Arbelain opened this issue on Mar 13, 2007 · 67 posts
pearce posted Thu, 15 March 2007 at 1:57 PM
"If a simple disable right click stops one ripper....that is one less ripper that people have to worry about."
No, just one less rip.
"Out of all these threads/posts....there have only been very few members that have offered ANY positive suggestions. It's easy to sit back and criticize and be negative."
And easy to go for the ad hominem approach. It's just being realistic, not negative. There are no effective tools, as has been shown.
"BTW, we will never stop speeders and murderers either....but things like radar, photo radar and police do make a difference in minimizing the infractions.
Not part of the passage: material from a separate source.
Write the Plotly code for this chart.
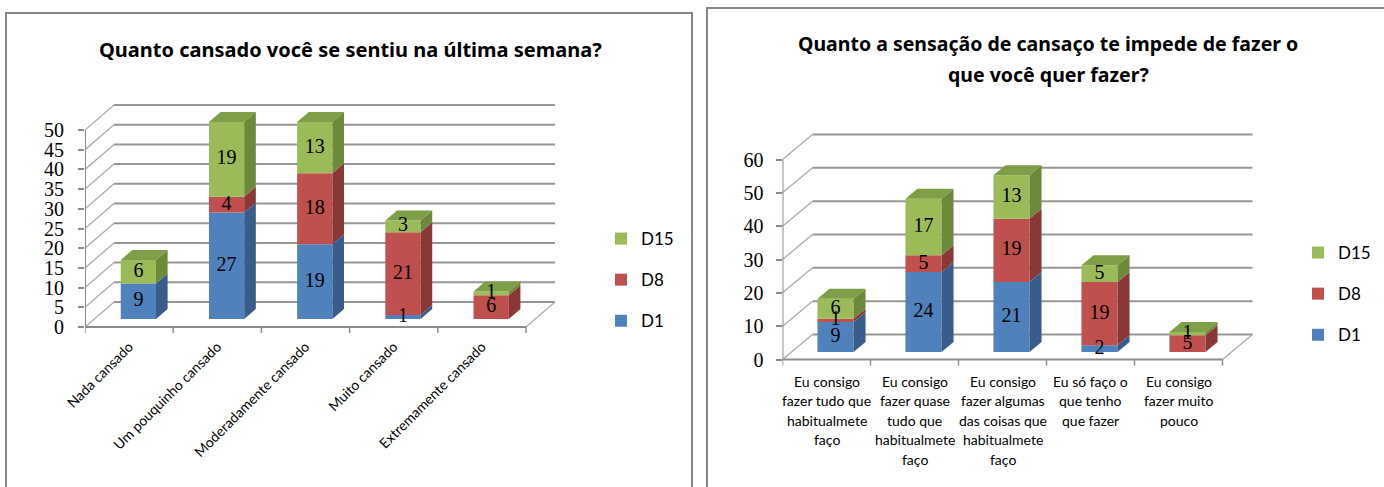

Why don't we just throw up our hands and get rid of the laws and the police?.....we'll never stop crime 100%...."
There's a big flaw in such comparisons between theft of digital goods and theft of "material" (for want of a better term) goods, and real-world crime in general, which is that while the latter is a zero-sum affair, the former is not. Obviously if you take one burglar off the streets, a number of people will retain goods they otherwise would have lost, so it's worth pursuing burglars even if the capture rate is small, since there is a clear and quantifiable benefit to individuals (and their insurance companies).
However, trying to stop digital theft by small, piecemeal efforts is pointless. It's like trying to reduce the number of unwanted kittens in a population of cats by neutering tomcats. You have to do virtually all of them or it isn't worth the bother, given typical feline promiscuity.
Unlike real-world goods, digital goods (like feral cats) can be propagated over and over, and redistributed accordingly. There might be a brief feeling of triumph to be had when one copyright violator is caught at it, but that's about all; it ultimately makes absolutely no material difference to the situation.
Such practical ineffectiveness is recognised by governments, who are having to fall back on deterrence as a last (and only) resort in dealing with copyright piracy, by introducing the sort of maximum sentences that only murderers, armed robbers and rapists could have expected in the past. This development raises awkward questions about our fundamental values of right and wrong, I think.